Reseña

MATERIA VIVA (poemas)
PRÓLOGO por Enrique Pezzoni
Remota y a la vez inmediata; ajustada a una voluntad de austeridad, casi de laconismo, pero también extrañamente ligada a la opulencia y la celebración: la poesía de Luisa Peluffo tiene la persuasión de un ritual cuyas fórmulas estrictas van ciñendo sin franquearlos los contornos de un espacio dentro del cual se precipitan el arrebato y el vértigo. Ceremonia secreta que no admite espectadores: presenciarla es volverse partícipe. “El falso poeta habla de sí mismo, casi siempre en nombre de los otros. El verdadero poeta habla con los otros al hablar consigo mismo.” (Octavio Paz).
Cada poema de Materia viva, cada una de sus frases rigurosas y diáfanas como las máximas de un libro sacro, se integra en la narración de una historia iluminada por el fulgor del reconocimiento: reconocemos las etapas de ese tránsito que es nuestro ingreso al mundo; reconocemos el desasosiego ambivalente que es sentir nostalgia por la soledad con nosotros mismos y, al mismo tiempo, ceder al anhelo de entrar en contacto con lo otro y con los otros. Viaje ilusorio cuyo fin es su comienzo. Atestiguar la diversidad no es sino corroborar la unidad original de que creímos desgarrarnos. La última frase de este libro celebra el pacto con todo lo visible y lo invisible de que somos parte: “Hay temblores y lava. El universo se encabrita en una fiesta sacra.”
Definición del ser, incrustado en sí mismo pero a la vez central, y por lo tanto inmerso en una profusión que lo acecha como para devorarlo; presunción de lo otro, invención de un tú en que nos reconocemos; triunfo penoso de la tentación del apartamiento, sumersión en el espacio total que somos. Tales son las etapas del viaje inmóvil narrado en Materia viva. Hay formas verbales que sirven como hitos: el infinitivo-imperativo impersonal de los primeros versos (“Nacer al desconcierto y a la sombra...”), ya unido a indicios de individualización (“Comprobarme, confirmar mi permanencia”). La primera persona se diluye al comienzo en la pluralidad (“ligándonos y desatándonos/ serpientes del diálogo mudo”... “besábamos la humedad secreta/ hasta elevarnos desesperados y atávicos de alas”), para afirmarse después en una individualidad que sólo se reconoce en la inminencia del otro (sólo tú, llegando, cercándome pobre/ derrotado mío, formando mis propios límites”). La expansión en la totalidad se da en el último tramo de Materia viva mediante el paso del verso a la prosa. Distinción superficial, más espacial que verbal: los versos aislados se funden en el transcurrir de frases que, sin perder tensión, reproducen el ritmo de la totalidad.
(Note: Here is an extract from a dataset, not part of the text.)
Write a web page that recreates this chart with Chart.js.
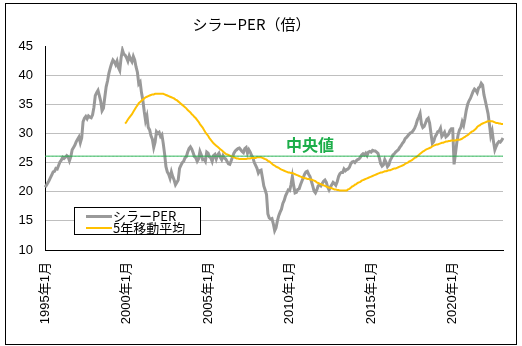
<!DOCTYPE html>
<html>
<head>
<meta charset="utf-8">
<script src="https://cdn.jsdelivr.net/npm/chart.js@4/dist/chart.umd.min.js"></script>
<style>
    html, body { margin: 0; padding: 0; background: #fff; }
    #wrap { position: relative; width: 522px; height: 346px; }
    #frame { position: absolute; left: 5px; top: 3px; width: 512px; height: 342px; box-sizing: border-box; border: 1px solid #000; pointer-events: none; }
    #legend { position: absolute; left: 74px; top: 207px; width: 127px; height: 28px; box-sizing: border-box; border: 1px solid #000; background: #fff; font: 13px 'Noto Sans CJK JP', sans-serif; color: #000; }
    #legend .swatch { position: absolute; left: 11px; width: 26px; }
    #legend .name { position: absolute; left: 38px; line-height: 13px; white-space: nowrap; }
</style>
</head>
<body>
<div id="wrap">
    <canvas id="perChart" width="522" height="346"></canvas>
    <div id="legend"></div>
    <div id="frame"></div>
</div>
<script>
// monthly data, 1995年1月 .. 2023年2月
var startYear = 1995;

var capeValues = [
    20.8, 21.1, 21.5, 21.9, 22.4, 22.9, 23.4, 23.5, 24.0, 23.9, 24.5, 25.1, // 1995
    25.4, 25.9, 25.7, 25.9, 26.2, 26.0, 25.3, 26.0, 27.2, 27.6, 28.0, 28.6, // 1996
    29.0, 29.4, 28.4, 29.2, 32.0, 32.6, 32.9, 32.5, 33.0, 32.8, 32.7, 33.2, // 1997
    34.5, 36.5, 37.0, 37.4, 36.5, 35.5, 33.9, 34.3, 36.2, 38.0, 39.0, 40.3, // 1998
    41.2, 42.0, 42.6, 42.3, 41.8, 42.4, 41.3, 40.8, 43.0, 44.3, 43.6, 43.4, // 1999
    43.0, 42.4, 43.3, 42.7, 42.3, 43.2, 42.6, 41.4, 40.5, 38.5, 38.8, 37.0, // 2000
    35.7, 33.8, 32.2, 33.0, 31.0, 30.6, 29.6, 29.0, 27.6, 28.5, 30.3, 30.0, // 2001
    30.2, 29.5, 29.8, 28.3, 26.5, 24.3, 23.4, 23.0, 22.3, 23.4, 22.6, 22.0, // 2002
    21.2, 21.6, 22.0, 24.0, 24.5, 25.0, 25.2, 25.8, 26.0, 26.8, 27.4, 27.7, // 2003
    27.3, 26.7, 26.0, 25.8, 25.2, 25.6, 26.9, 26.3, 25.5, 25.6, 25.2, 26.8, // 2004
    26.6, 26.0, 25.8, 25.2, 26.2, 26.4, 25.6, 26.3, 26.6, 25.9, 25.5, 26.2, // 2005
    25.8, 25.6, 25.2, 24.8, 24.7, 25.3, 26.0, 26.6, 27.0, 27.2, 27.4, 27.5, // 2006
    27.2, 26.9, 26.7, 27.4, 27.6, 26.6, 27.2, 26.8, 26.2, 25.8, 25.0, 24.5, // 2007
    24.0, 23.2, 23.6, 23.7, 22.4, 21.0, 20.3, 19.5, 16.2, 15.5, 15.3, 15.4, // 2008
    14.5, 13.3, 13.8, 15.0, 15.9, 16.5, 17.0, 18.0, 18.5, 19.3, 19.8, 20.3, // 2009
    20.2, 21.2, 22.6, 21.0, 19.8, 19.9, 20.4, 20.5, 21.2, 21.8, 22.4, 23.0, // 2010
    23.4, 23.5, 23.0, 22.6, 21.8, 21.0, 20.1, 19.8, 20.3, 21.0, 21.2, 21.0, // 2011
    21.4, 21.8, 22.0, 21.6, 20.8, 20.3, 20.8, 21.2, 21.6, 21.4, 21.1, 21.7, // 2012
    22.6, 23.1, 23.3, 23.3, 23.9, 23.6, 23.8, 23.9, 24.2, 24.8, 25.1, 25.2, // 2013
    25.0, 25.3, 25.5, 25.6, 25.9, 26.3, 26.5, 26.3, 26.6, 26.2, 26.8, 26.9, // 2014
    26.8, 27.1, 27.0, 27.0, 26.8, 26.6, 25.8, 24.8, 24.4, 24.6, 25.5, 25.0, // 2015
    24.3, 24.6, 25.4, 25.8, 26.3, 26.5, 26.8, 27.0, 27.2, 27.6, 27.9, 28.3, // 2016
    28.6, 29.1, 29.3, 29.6, 29.9, 30.1, 30.2, 30.5, 30.9, 31.5, 32.3, 32.8, // 2017
    33.4, 31.6, 31.0, 31.2, 31.8, 32.4, 32.6, 31.8, 30.0, 28.3, 28.6, 29.4, // 2018
    29.8, 30.3, 30.4, 30.9, 29.5, 29.8, 30.2, 29.4, 29.6, 29.9, 30.5, 30.8, // 2019
    30.8, 24.7, 26.5, 28.4, 29.8, 30.6, 31.0, 32.0, 31.4, 32.6, 34.0, 35.0, // 2020
    35.6, 36.0, 36.6, 37.2, 37.6, 37.4, 37.0, 37.8, 38.0, 38.6, 38.3, 36.6, // 2021
    35.6, 34.5, 33.4, 31.6, 29.6, 30.4, 28.6, 27.2, 27.8, 28.3, 28.6, 28.5, // 2022
    28.8, 29.2                                                              // 2023
];

// 5年移動平均, first value is 1999年12月 (month index 59)
var maStartIndex = 59;
var maValues = [
    31.7,                                                                   // 1999/12
    32.0, 32.4, 32.7, 33.0, 33.3, 33.7, 34.1, 34.5, 34.8, 35.2, 35.4, 35.6, // 2000
    35.8, 36.0, 36.2, 36.3, 36.4, 36.5, 36.6, 36.7, 36.7, 36.8, 36.8, 36.8, // 2001
    36.8, 36.8, 36.8, 36.8, 36.7, 36.6, 36.5, 36.4, 36.3, 36.2, 36.1, 36.0, // 2002
    35.8, 35.7, 35.5, 35.3, 35.1, 34.9, 34.7, 34.5, 34.3, 34.0, 33.8, 33.6, // 2003
    33.3, 33.1, 32.8, 32.6, 32.3, 32.0, 31.6, 31.3, 31.0, 30.6, 30.2, 29.9, // 2004
    29.6, 29.2, 28.9, 28.6, 28.3, 28.1, 27.9, 27.7, 27.5, 27.3, 27.1, 26.9, // 2005
    26.7, 26.5, 26.4, 26.3, 26.2, 26.1, 26.0, 25.9, 25.8, 25.7, 25.7, 25.6, // 2006
    25.6, 25.6, 25.6, 25.6, 25.6, 25.7, 25.7, 25.7, 25.8, 25.8, 25.8, 25.8, // 2007
    25.9, 25.9, 25.9, 25.9, 25.8, 25.7, 25.6, 25.5, 25.3, 25.2, 25.0, 24.8, // 2008
    24.6, 24.5, 24.3, 24.2, 24.1, 23.9, 23.8, 23.7, 23.6, 23.5, 23.4, 23.3, // 2009
    23.3, 23.2, 23.2, 23.1, 23.0, 22.9, 22.8, 22.7, 22.6, 22.5, 22.4, 22.3, // 2010
    22.3, 22.2, 22.2, 22.1, 22.1, 22.0, 21.9, 21.8, 21.6, 21.5, 21.4, 21.3, // 2011
    21.2, 21.1, 21.0, 20.9, 20.8, 20.7, 20.7, 20.6, 20.5, 20.4, 20.4, 20.3, // 2012
    20.3, 20.2, 20.2, 20.2, 20.2, 20.2, 20.2, 20.4, 20.5, 20.7, 20.9, 21.0, // 2013
    21.2, 21.3, 21.5, 21.6, 21.7, 21.9, 22.0, 22.1, 22.2, 22.3, 22.4, 22.5, // 2014
    22.6, 22.7, 22.8, 22.9, 23.0, 23.1, 23.2, 23.3, 23.3, 23.4, 23.5, 23.5, // 2015
    23.6, 23.7, 23.7, 23.8, 23.9, 24.0, 24.0, 24.1, 24.2, 24.3, 24.4, 24.5, // 2016
    24.6, 24.8, 24.9, 25.0, 25.2, 25.3, 25.4, 25.6, 25.8, 25.9, 26.1, 26.3, // 2017
    26.5, 26.7, 26.9, 27.0, 27.2, 27.3, 27.4, 27.5, 27.6, 27.8, 27.9, 28.0, // 2018
    28.1, 28.1, 28.2, 28.3, 28.4, 28.4, 28.5, 28.6, 28.6, 28.7, 28.7, 28.8, // 2019
    28.8, 28.8, 28.8, 28.9, 28.9, 28.9, 29.0, 29.1, 29.3, 29.4, 29.6, 29.7, // 2020
    29.9, 30.1, 30.3, 30.4, 30.6, 30.8, 31.1, 31.3, 31.4, 31.6, 31.7, 31.8, // 2021
    31.9, 32.0, 32.1, 32.1, 32.1, 32.1, 32.0, 31.9, 31.8, 31.8, 31.7, 31.7, // 2022
    31.6, 31.6                                                              // 2023
];

var medianValue = 26.1;
var medianText = '中央値';
var medianTextIndex = 195;   // month index where the label sits

var seriesNames = ['シラーPER', '5年移動平均'];
var seriesColors = ['#999999', '#FFC000'];
var seriesWidths = [3, 2];
var medianColor = '#1DAE4A';

var yTicks = { min: 10, max: 45, step: 5 };
var tickEvery = 60;   // one label each 5 years

var fontFamily = "'Liberation Sans', 'Noto Sans CJK JP', sans-serif";
var cjkFont = "'Noto Sans CJK JP', sans-serif";

// category labels
var monthLabels = [];
for (var i = 0; i < capeValues.length; i++) {
    monthLabels.push((startYear + Math.floor(i / 12)) + '年' + (i % 12 + 1) + '月');
}

var maSeries = monthLabels.map(function (lbl, idx) {
    return idx >= maStartIndex ? maValues[idx - maStartIndex] : null;
});
var medianSeries = monthLabels.map(function () { return medianValue; });

// text above the median line
var medianLabelPlugin = {
    id: 'medianLabel',
    afterDatasetsDraw: function (chart) {
        var c = chart.ctx;
        var x = chart.scales.x.getPixelForValue(medianTextIndex);
        var y = chart.scales.y.getPixelForValue(medianValue);
        c.save();
        c.font = 'bold 16px ' + cjkFont;
        c.fillStyle = medianColor;
        c.textAlign = 'center';
        c.textBaseline = 'middle';
        c.fillText(medianText, x, y - 11);
        c.restore();
    }
};

// html legend box, as in the spreadsheet chart
function buildLegend() {
    var box = document.getElementById('legend');
    var swatchTops = [7, 19];
    var textTops = [1, 13];
    for (var k = 0; k < seriesNames.length; k++) {
        var sw = document.createElement('div');
        sw.className = 'swatch';
        sw.style.top = swatchTops[k] + 'px';
        sw.style.height = seriesWidths[k] + 'px';
        sw.style.background = seriesColors[k];
        box.appendChild(sw);

        var nm = document.createElement('div');
        nm.className = 'name';
        nm.style.top = textTops[k] + 'px';
        nm.textContent = seriesNames[k];
        box.appendChild(nm);
    }
}

var ctx = document.getElementById('perChart').getContext('2d');

var perChart = new Chart(ctx, {
    type: 'line',
    data: {
        labels: monthLabels,
        datasets: [
            {
                label: seriesNames[0],
                data: capeValues,
                borderColor: seriesColors[0],
                borderWidth: seriesWidths[0],
                pointRadius: 0,
                tension: 0,
                order: 3
            },
            {
                label: seriesNames[1],
                data: maSeries,
                borderColor: seriesColors[1],
                borderWidth: seriesWidths[1],
                pointRadius: 0,
                tension: 0,
                order: 2
            },
            {
                label: medianText,
                data: medianSeries,
                borderColor: medianColor,
                borderWidth: 1,
                pointRadius: 0,
                order: 1
            }
        ]
    },
    options: {
        responsive: false,
        animation: false,
        devicePixelRatio: 1,
        layout: { padding: { left: 0, right: 19, top: 3, bottom: 0 } },
        font: { family: fontFamily },
        plugins: {
            legend: { display: false },
            tooltip: { enabled: false },
            title: {
                display: true,
                text: 'シラーPER（倍）',
                color: '#000',
                font: { size: 15, weight: 'normal', family: cjkFont },
                padding: { top: 12, bottom: 13 }
            }
        },
        scales: {
            x: {
                grid: { display: false, drawTicks: false },
                border: { display: true, color: '#000', width: 1 },
                ticks: {
                    autoSkip: false,
                    minRotation: 90,
                    maxRotation: 90,
                    padding: 12,
                    color: '#000',
                    font: { size: 13, family: fontFamily },
                    callback: function (value, index) {
                        return index % tickEvery === 0 ? this.getLabelForValue(value) : null;
                    }
                },
                afterFit: function (scale) { scale.height = 96; }
            },
            y: {
                min: yTicks.min,
                max: yTicks.max,
                ticks: {
                    stepSize: yTicks.step,
                    padding: 12,
                    color: '#000',
                    font: { size: 13, family: fontFamily }
                },
                grid: {
                    drawTicks: false,
                    color: function (c) {
                        return (c.tick && c.tick.value === yTicks.max) ? 'rgba(0,0,0,0)' : '#BFBFBF';
                    }
                },
                border: { display: true, color: '#000', width: 1 },
                afterFit: function (scale) { scale.width = 45; }
            }
        }
    },
    plugins: [medianLabelPlugin]
});

buildLegend();
</script>
</body>
</html>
El ceremonial de esta busca del yo en lo otro que es Materia viva se agiganta en una suerte de cosmogonía. Una vez más: describir el mundo es describirse. Primero es el encuentro del propio yo que de Materia viva (cuerpo, piel, cáscara, excrecencia de la tierra) se desdobla sucesivamente: encontrar el yo es inventar (invenire = descubrir) al tú. La identidad original así desdoblada e identificada con la voz que narra (que se narra) se transmuta en elementos primordiales: voz-agua, asociada a la permeabilidad, la penetración, el descenso; voz-fuego, unida a la verticalidad, a la posesión de un espacio aterrador e invitante. Los ritos ancestrales de destrucción-renacimiento, muerte-vida vuelve a oficiarse en Materia viva. La reconciliación última del aire, el fuego, el agua y la tierra, el “basta presentirla” con que se alude a esa fusión, es la luz más intensa entre las que fascinan en este libro.
Es asombroso que la brevedad, la límpida economía a que se ha consagrado Luisa Peluffo haya rehuído a tal punto el halago de la imagen atrayente o los hechizos de la tradición japonesa del destello instantáneo. Situada en las fronteras mismas del silencio, su poesía se oye como el decir que ha sacrificado cuanto no sea esencial.